__Directions__: Transcribe every entry word for word, leaving out all images.
### Data to use ###
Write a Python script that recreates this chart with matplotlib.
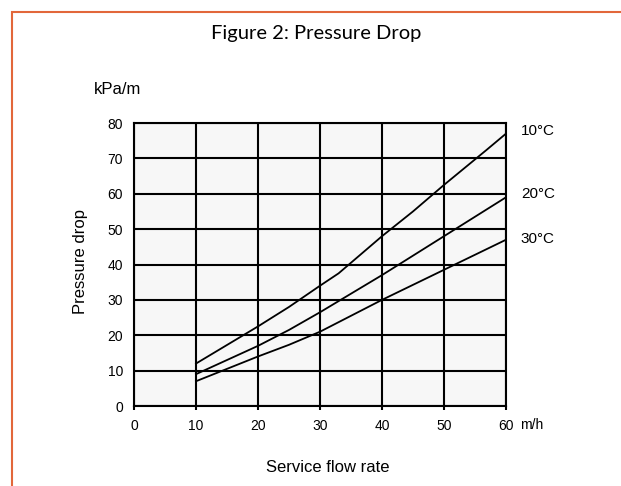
import matplotlib.pyplot as plt
from matplotlib.patches import Rectangle

plt.rcParams['font.family'] = ['Liberation Sans', 'DejaVu Sans']

# flow rate (m/h) and pressure drop (kPa/m)
flow_10 = [10, 20, 25, 30, 33, 40, 45, 50, 56.8, 60]
drop_10 = [12, 22.5, 28, 34, 37.5, 48, 55, 62.5, 72.3, 77]

flow_20 = [10, 20, 25, 30, 40, 50, 60]
drop_20 = [9, 17, 21.5, 26.5, 37, 48, 59]

flow_30 = [10, 20, 25, 30, 40, 50, 60]
drop_30 = [7, 14, 17.3, 21, 30, 38.5, 47]

curve_labels = ["10°C", "20°C", "30°C"]
label_y = [77.7, 60, 47.2]

x_ticks = [0, 10, 20, 30, 40, 50, 60]
y_ticks = [0, 10, 20, 30, 40, 50, 60, 70, 80]

W, H = 621, 486
fig = plt.figure(figsize=(W / 100, H / 100), dpi=100)
fig.patch.set_facecolor("white")

# orange frame (only top and left edges fall inside the picture)
fig.patches.append(Rectangle((12 / W, -0.2), 1.5, 1.2 - 12 / H, transform=fig.transFigure,
                             fill=False, edgecolor="#E2673A", linewidth=1.5))

ax = fig.add_axes([134 / W, 1 - 406 / H, (506 - 134) / W, (406 - 123) / H])
ax.set_facecolor("#F7F7F7")

ax.plot(flow_10, drop_10, color="black", lw=1.3)
ax.plot(flow_20, drop_20, color="black", lw=1.3)
ax.plot(flow_30, drop_30, color="black", lw=1.3)

ax.set_xlim(0, 60)
ax.set_ylim(0, 80)
ax.set_xticks(x_ticks)
ax.set_yticks(y_ticks)
ax.grid(True, color="black", lw=1.5)
ax.set_axisbelow(True)
for s in ax.spines.values():
    s.set_linewidth(1.5)

ax.tick_params(axis="x", direction="out", length=3, width=1.5, pad=6, labelsize=10)
ax.tick_params(axis="y", direction="out", length=0, width=1.5, pad=8, labelsize=10)

for name, yv in zip(curve_labels, label_y):
    ax.text(62.4, yv, name, ha="left", va="center", fontsize=11, clip_on=False)

fig.text(532 / W, 1 - 425 / H, "m/h", ha="center", va="center", fontsize=10)
fig.text(328 / W, 1 - 467 / H, "Service flow rate", ha="center", va="center", fontsize=12)
fig.text(81 / W, 1 - 262 / H, "Pressure drop", ha="center", va="center", rotation=90, fontsize=12)
fig.text(118 / W, 1 - 89 / H, "kPa/m", ha="center", va="center", fontsize=12)
fig.text(316 / W, 1 - 34 / H, "Figure 2: Pressure Drop", ha="center", va="center",
         fontsize=14.5, family="Lato")

fig.savefig("out.png", dpi=100)
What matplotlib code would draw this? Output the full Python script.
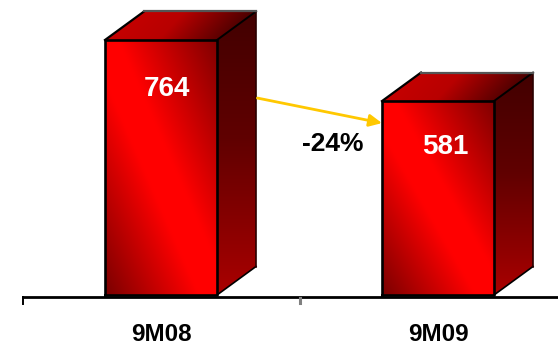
import numpy as np
from matplotlib import pyplot as plt
from matplotlib.colors import LinearSegmentedColormap
from matplotlib.patches import Polygon

categories = ['9M08', '9M09']
values = [764, 581]
change_label = '-24%'
arrow_values = [590, 515]

plt.rcParams['font.family'] = ['Liberation Sans', 'DejaVu Sans']

fig = plt.figure(figsize=(5.58, 3.47), dpi=100)
ax = fig.add_axes([0, 0, 1, 1])
x_unit = 277
y_unit = 0.3338
ax.set_xlim(-161 / x_unit, (558 - 161) / x_unit)
ax.set_ylim(-52 / y_unit, 295 / y_unit)
ax.axis('off')

half = 56 / x_unit
dx = 39 / x_unit
dy = 28.5 / y_unit

front_cmap = LinearSegmentedColormap.from_list(
    'front', [(0, '#7a0000'), (0.42, '#ff0000'), (0.56, '#ff0000'), (1, '#800000')])
top_cmap = LinearSegmentedColormap.from_list(
    'top', [(0, '#cc0000'), (0.45, '#b80000'), (0.85, '#4a0000'), (1, '#640000')])
side_cmap = LinearSegmentedColormap.from_list(
    'side', [(0, '#420000'), (0.45, '#600000'), (1, '#aa0000')])

# value labels sit at their own offsets (px) inside each bar
label_dx = [6, 7]
label_dy = [49, 46]


def shade(points, cmap, gradient):
    # fill a polygon with a gradient image clipped to its outline
    pts = np.array(points)
    x0, x1 = pts[:, 0].min(), pts[:, 0].max()
    y0, y1 = pts[:, 1].min(), pts[:, 1].max()
    u, v = np.meshgrid(np.linspace(0, 1, 200), np.linspace(0, 1, 200))
    im = ax.imshow(gradient(u, v), cmap=cmap, vmin=0, vmax=1, origin='lower',
                   extent=[x0, x1, y0, y1], aspect='auto', zorder=2)
    outline = Polygon(points, closed=True, facecolor='none', edgecolor='none', zorder=2)
    ax.add_patch(outline)
    im.set_clip_path(outline)


def edge(xs, ys, color='black', lw=1.9):
    ax.plot(xs, ys, color=color, lw=lw, zorder=3, solid_capstyle='projecting')


for i, val in enumerate(values):
    l, r = i - half, i + half
    shade([(l, 0), (r, 0), (r, val), (l, val)], front_cmap, lambda u, v: (u + v) / 2)
    shade([(r, 0), (r + dx, dy), (r + dx, val + dy), (r, val)], side_cmap, lambda u, v: 1 - v)
    shade([(l, val), (r, val), (r + dx, val + dy), (l + dx, val + dy)], top_cmap,
          lambda u, v: np.clip(0.85 * u + 0.15 * (1 - v), 0, 1))

    # outline of the box
    edge([l, l, r, r, l], [0, val, val, 0, 0])
    edge([l, l + dx], [val, val + dy], lw=1.6)
    edge([r, r + dx], [val, val + dy], lw=1.4)
    edge([r, r + dx], [0, dy], lw=1.2)
    edge([r + dx, r + dx], [dy, val + dy], color='#2a0000', lw=1.2)
    edge([l + dx, r + dx], [val + dy, val + dy], color='#555555', lw=1.6)

    ax.text(i + label_dx[i] / x_unit, val - label_dy[i] / y_unit, str(val), color='white',
            fontsize=20, fontweight='bold', ha='center', va='center', zorder=4)
    ax.text(i, -39.5 / y_unit, categories[i], color='black', fontsize=17.5, fontweight='bold',
            ha='center', va='center', zorder=4)

# baseline with ticks between the categories
ax.plot([-0.5, 1.5], [-1.5 / y_unit, -1.5 / y_unit], color='black', lw=2, zorder=3)
ax.plot([-0.5, -0.5], [-1.5 / y_unit, -9 / y_unit], color='black', lw=1.4, zorder=3)
ax.plot([0.5, 0.5], [-3 / y_unit, -8 / y_unit], color='#808080', lw=2.2, zorder=3)

# change arrow from the first bar to the second
ax.annotate('', xy=(1 - half, arrow_values[1]), xytext=(half + dx + 0.005, arrow_values[0]),
            arrowprops=dict(arrowstyle='-|>,head_width=0.36,head_length=0.75', color='#ffc800',
                            lw=2, shrinkA=0, shrinkB=0), zorder=5)
ax.text(0.62, 452, change_label, color='black', fontsize=19, fontweight='bold',
        ha='center', va='center', zorder=4)

fig.savefig('out.png', dpi=100, facecolor='white')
###
__Written response__:
Write a Python script that recreates this chart with matplotlib.
import matplotlib.pyplot as plt
from matplotlib.patches import Rectangle

plt.rcParams['font.family'] = ['Liberation Sans', 'DejaVu Sans']

# flow rate (m/h) and pressure drop (kPa/m)
flow_10 = [10, 20, 25, 30, 33, 40, 45, 50, 56.8, 60]
drop_10 = [12, 22.5, 28, 34, 37.5, 48, 55, 62.5, 72.3, 77]

flow_20 = [10, 20, 25, 30, 40, 50, 60]
drop_20 = [9, 17, 21.5, 26.5, 37, 48, 59]

flow_30 = [10, 20, 25, 30, 40, 50, 60]
drop_30 = [7, 14, 17.3, 21, 30, 38.5, 47]

curve_labels = ["10°C", "20°C", "30°C"]
label_y = [77.7, 60, 47.2]

x_ticks = [0, 10, 20, 30, 40, 50, 60]
y_ticks = [0, 10, 20, 30, 40, 50, 60, 70, 80]

W, H = 621, 486
fig = plt.figure(figsize=(W / 100, H / 100), dpi=100)
fig.patch.set_facecolor("white")

# orange frame (only top and left edges fall inside the picture)
fig.patches.append(Rectangle((12 / W, -0.2), 1.5, 1.2 - 12 / H, transform=fig.transFigure,
                             fill=False, edgecolor="#E2673A", linewidth=1.5))

ax = fig.add_axes([134 / W, 1 - 406 / H, (506 - 134) / W, (406 - 123) / H])
ax.set_facecolor("#F7F7F7")

ax.plot(flow_10, drop_10, color="black", lw=1.3)
ax.plot(flow_20, drop_20, color="black", lw=1.3)
ax.plot(flow_30, drop_30, color="black", lw=1.3)

ax.set_xlim(0, 60)
ax.set_ylim(0, 80)
ax.set_xticks(x_ticks)
ax.set_yticks(y_ticks)
ax.grid(True, color="black", lw=1.5)
ax.set_axisbelow(True)
for s in ax.spines.values():
    s.set_linewidth(1.5)

ax.tick_params(axis="x", direction="out", length=3, width=1.5, pad=6, labelsize=10)
ax.tick_params(axis="y", direction="out", length=0, width=1.5, pad=8, labelsize=10)

for name, yv in zip(curve_labels, label_y):
    ax.text(62.4, yv, name, ha="left", va="center", fontsize=11, clip_on=False)

fig.text(532 / W, 1 - 425 / H, "m/h", ha="center", va="center", fontsize=10)
fig.text(328 / W, 1 - 467 / H, "Service flow rate", ha="center", va="center", fontsize=12)
fig.text(81 / W, 1 - 262 / H, "Pressure drop", ha="center", va="center", rotation=90, fontsize=12)
fig.text(118 / W, 1 - 89 / H, "kPa/m", ha="center", va="center", fontsize=12)
fig.text(316 / W, 1 - 34 / H, "Figure 2: Pressure Drop", ha="center", va="center",
         fontsize=14.5, family="Lato")

fig.savefig("out.png", dpi=100)
What matplotlib code would draw this? Output the full Python script.
import numpy as np
from matplotlib import pyplot as plt
from matplotlib.colors import LinearSegmentedColormap
from matplotlib.patches import Polygon

categories = ['9M08', '9M09']
values = [764, 581]
change_label = '-24%'
arrow_values = [590, 515]

plt.rcParams['font.family'] = ['Liberation Sans', 'DejaVu Sans']

fig = plt.figure(figsize=(5.58, 3.47), dpi=100)
ax = fig.add_axes([0, 0, 1, 1])
x_unit = 277
y_unit = 0.3338
ax.set_xlim(-161 / x_unit, (558 - 161) / x_unit)
ax.set_ylim(-52 / y_unit, 295 / y_unit)
ax.axis('off')

half = 56 / x_unit
dx = 39 / x_unit
dy = 28.5 / y_unit

front_cmap = LinearSegmentedColormap.from_list(
    'front', [(0, '#7a0000'), (0.42, '#ff0000'), (0.56, '#ff0000'), (1, '#800000')])
top_cmap = LinearSegmentedColormap.from_list(
    'top', [(0, '#cc0000'), (0.45, '#b80000'), (0.85, '#4a0000'), (1, '#640000')])
side_cmap = LinearSegmentedColormap.from_list(
    'side', [(0, '#420000'), (0.45, '#600000'), (1, '#aa0000')])

# value labels sit at their own offsets (px) inside each bar
label_dx = [6, 7]
label_dy = [49, 46]


def shade(points, cmap, gradient):
    # fill a polygon with a gradient image clipped to its outline
    pts = np.array(points)
    x0, x1 = pts[:, 0].min(), pts[:, 0].max()
    y0, y1 = pts[:, 1].min(), pts[:, 1].max()
    u, v = np.meshgrid(np.linspace(0, 1, 200), np.linspace(0, 1, 200))
    im = ax.imshow(gradient(u, v), cmap=cmap, vmin=0, vmax=1, origin='lower',
                   extent=[x0, x1, y0, y1], aspect='auto', zorder=2)
    outline = Polygon(points, closed=True, facecolor='none', edgecolor='none', zorder=2)
    ax.add_patch(outline)
    im.set_clip_path(outline)


def edge(xs, ys, color='black', lw=1.9):
    ax.plot(xs, ys, color=color, lw=lw, zorder=3, solid_capstyle='projecting')


for i, val in enumerate(values):
    l, r = i - half, i + half
    shade([(l, 0), (r, 0), (r, val), (l, val)], front_cmap, lambda u, v: (u + v) / 2)
    shade([(r, 0), (r + dx, dy), (r + dx, val + dy), (r, val)], side_cmap, lambda u, v: 1 - v)
    shade([(l, val), (r, val), (r + dx, val + dy), (l + dx, val + dy)], top_cmap,
          lambda u, v: np.clip(0.85 * u + 0.15 * (1 - v), 0, 1))

    # outline of the box
    edge([l, l, r, r, l], [0, val, val, 0, 0])
    edge([l, l + dx], [val, val + dy], lw=1.6)
    edge([r, r + dx], [val, val + dy], lw=1.4)
    edge([r, r + dx], [0, dy], lw=1.2)
    edge([r + dx, r + dx], [dy, val + dy], color='#2a0000', lw=1.2)
    edge([l + dx, r + dx], [val + dy, val + dy], color='#555555', lw=1.6)

    ax.text(i + label_dx[i] / x_unit, val - label_dy[i] / y_unit, str(val), color='white',
            fontsize=20, fontweight='bold', ha='center', va='center', zorder=4)
    ax.text(i, -39.5 / y_unit, categories[i], color='black', fontsize=17.5, fontweight='bold',
            ha='center', va='center', zorder=4)

# baseline with ticks between the categories
ax.plot([-0.5, 1.5], [-1.5 / y_unit, -1.5 / y_unit], color='black', lw=2, zorder=3)
ax.plot([-0.5, -0.5], [-1.5 / y_unit, -9 / y_unit], color='black', lw=1.4, zorder=3)
ax.plot([0.5, 0.5], [-3 / y_unit, -8 / y_unit], color='#808080', lw=2.2, zorder=3)

# change arrow from the first bar to the second
ax.annotate('', xy=(1 - half, arrow_values[1]), xytext=(half + dx + 0.005, arrow_values[0]),
            arrowprops=dict(arrowstyle='-|>,head_width=0.36,head_length=0.75', color='#ffc800',
                            lw=2, shrinkA=0, shrinkB=0), zorder=5)
ax.text(0.62, 452, change_label, color='black', fontsize=19, fontweight='bold',
        ha='center', va='center', zorder=4)

fig.savefig('out.png', dpi=100, facecolor='white')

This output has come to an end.